Tuesday, December 2, 2014

A Life of Meaning

        Tell me the facts and I’ll learn
        Tell me the truth and I’ll
        Tell me your story and I’ll remember it forever.
Recently Valarie Kaur, a U.S. citizen living in California, with ancestry from India, spoke to our college/university community.  Her message was directed to the millennials: “What does choosing a life of meaning over a life of comfort mean for you?”  

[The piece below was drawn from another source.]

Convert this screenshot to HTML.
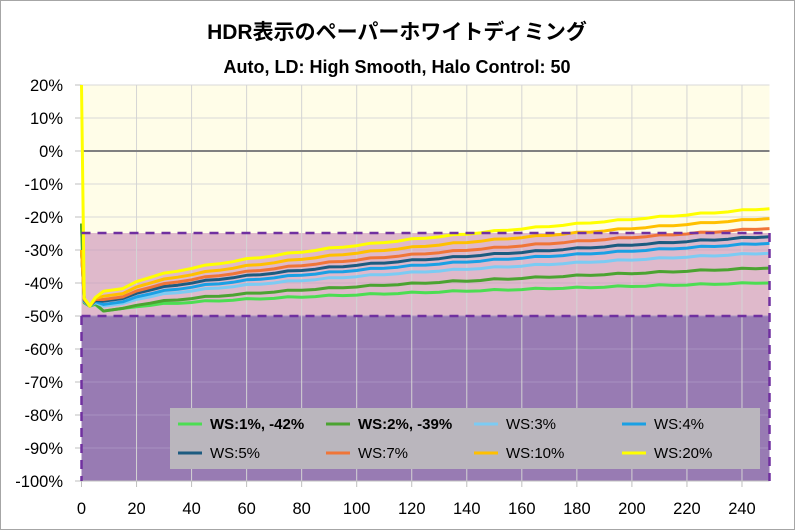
<!DOCTYPE html>
<html><head><meta charset="utf-8"><style>
html,body{margin:0;padding:0;background:#fff;}
svg{display:block;font-family:"Liberation Sans","Noto Sans CJK JP",sans-serif;}
</style></head><body>
<svg id="s" width="795" height="530" viewBox="0 0 795 530" xmlns="http://www.w3.org/2000/svg">
<rect x="0.5" y="0.5" width="794" height="529" fill="#fff" stroke="#a6a6a6"/>
<text x="397" y="39" text-anchor="middle" font-size="21" font-weight="bold" fill="#000">HDR表示のペーパーホワイトディミング</text>
<text x="397" y="73" text-anchor="middle" font-size="18" font-weight="bold" fill="#000">Auto, LD: High Smooth, Halo Control: 50</text>
<rect x="81.5" y="85" width="688" height="148" fill="#fffde8"/>
<rect x="81.5" y="233" width="688" height="83" fill="#dfb9cb"/>
<rect x="81.5" y="316" width="688" height="165" fill="#987bb3"/>
<g id="grid"></g>
<line x1="81.5" y1="151" x2="769.5" y2="151" stroke="#808080" stroke-width="2"/>
<g id="series" fill="none" stroke-width="3" stroke-linejoin="round"></g>
<g stroke="#7030a0" stroke-width="2.5" stroke-dasharray="9,7" fill="none">
<line x1="81.5" y1="233" x2="769.5" y2="233"/>
<line x1="81.5" y1="316" x2="769.5" y2="316"/>
<line x1="81.5" y1="316" x2="81.5" y2="481"/>
<line x1="769.5" y1="233" x2="769.5" y2="481"/>
</g>
<g id="labels" font-size="16.5" fill="#000"></g>
<rect x="170" y="408" width="590" height="61" fill="#bab6bd"/>
<g font-size="15" fill="#000">
<line x1="178" y1="424" x2="202" y2="424" stroke="#4cdd52" stroke-width="3"/><text x="210" y="429" font-weight="bold">WS:1%, -42%</text>
<line x1="326" y1="424" x2="350" y2="424" stroke="#4ba331" stroke-width="3"/><text x="358" y="429" font-weight="bold">WS:2%, -39%</text>
<line x1="474" y1="424" x2="498" y2="424" stroke="#7ccbf3" stroke-width="3"/><text x="506" y="429">WS:3%</text>
<line x1="622" y1="424" x2="646" y2="424" stroke="#1aa0e4" stroke-width="3"/><text x="654" y="429">WS:4%</text>
<line x1="178" y1="453" x2="202" y2="453" stroke="#1c5b80" stroke-width="3"/><text x="210" y="458">WS:5%</text>
<line x1="326" y1="453" x2="350" y2="453" stroke="#f07538" stroke-width="3"/><text x="358" y="458">WS:7%</text>
<line x1="474" y1="453" x2="498" y2="453" stroke="#ffc000" stroke-width="3"/><text x="506" y="458">WS:10%</text>
<line x1="622" y1="453" x2="646" y2="453" stroke="#ffff00" stroke-width="3"/><text x="654" y="458">WS:20%</text>
</g>
</svg>
<script>
var NS="http://www.w3.org/2000/svg";
function X(v){return 81.5+v*2.752;}
function Y(p){return 151-p*3.3;}
function el(t,a,p){var e=document.createElementNS(NS,t);for(var k in a)e.setAttribute(k,a[k]);p.appendChild(e);return e;}
var g=document.getElementById('grid'),L=document.getElementById('labels');
for(var p=20;p>=-100;p-=10){var y=Y(p);
 if(p!==0)el('line',{x1:81.5,x2:769.5,y1:y,y2:y,stroke:p<=-50?'#a891c0':(p<-25?'#cfb0c4':'#d9d9d9'),'stroke-width':1},g);
 el('line',{x1:75,x2:81.5,y1:y,y2:y,stroke:'#bfbfbf'},g);
 var t=el('text',{x:63,y:y+6,'text-anchor':'end'},L);t.textContent=p+'%';}
for(var v=0;v<=240;v+=20){var x=X(v);
 el('line',{x1:x,x2:x,y1:85,y2:481,stroke:'#d4d4d4','stroke-width':1,opacity:v?1:0},g);
 el('line',{x1:x,x2:x,y1:481,y2:487,stroke:'#bfbfbf'},g);
 var t=el('text',{x:x,y:514,'text-anchor':'middle'},L);t.textContent=v;}
el('line',{x1:81.5,x2:769.5,y1:481,y2:481,stroke:'#bfbfbf'},g);
var S=[["#4cdd52",-22,-48,-40],["#4ba331",-22,-48,-35.5],["#7ccbf3",-30,-46.5,-31],["#1aa0e4",-30,-46,-28],
["#1c5b80",-30,-45,-26],["#f07538",-30,-44.5,-23.5],["#ffc000",-30,-43.5,-20.5],["#ffff00",20,-42,-17.5]];
var ser=document.getElementById('series');
S.forEach(function(s,i){var d="M"+X(0)+","+Y(s[1])+" L"+X(1)+","+Y(-46+i*0.2)+" L"+X(3)+","+Y(-47)+" L"+X(5)+","+Y(-46.5+i*0.3)+" L"+X(8)+","+Y(s[2]-0.5);
 for(var x=15;x<=250;x+=5){var t=(x-15)/235,v=s[2]+(s[3]-s[2])*Math.pow(t,0.6);v+=Math.round(x/5)%3===0?0.3:0;d+=" L"+X(x).toFixed(1)+","+Y(v).toFixed(1);}
 el('path',{d:d,stroke:s[0]},ser);});
</script>
</body></html>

We were mesmerized by this beautiful, pregnant woman who, in her sophomore year in college, had chosen a life of meaning rather than a life of comfort.  Her story started with her having  watched the horrors of 9/11, watched the horrendous  killing of people-- who looked like herself-- by Americans who did not know how to stop their hatred of the “perpetrators” in that destructive sequence of events.  She felt the urgency of choice within herself: would she go to help the victims? Or would she choose to stay in her comfort zone?  This would-be journalist, age 20, chose to leave her home, drive across country to New York, where the scenes and stories of violence broke her heart and  broke it open so that she simply had to share the sorrow of those in unutterable pain.  Shared sorrow was her choice. . . and in that choice, she found her life’s meaning.  In her life’s work,  she tells stories, one after another of other courageous women and men who, like herself, have also found their meaning within the choices they have made.  “Choice,” she says, “is a privilege and, if we are opting for meaning, we need to make good choices many times every day. The heart is a muscle and we keep exercising it.  With this practice and the support of community, we will find the courage to make the bigger decision.” There was no hesitancy in her as she witnessed to the cost and dangers in making the decision to choose a life of meaning over a life of comfort.  It is possible to do something but the work of justice is hard: higher than the truth is living out the truth,” she says. Having chosen a life of meaning over a life of choice, Valarie Kaur is able to “see no strangers now because WE ARE ALL ONE.”  Thank you, Valarie!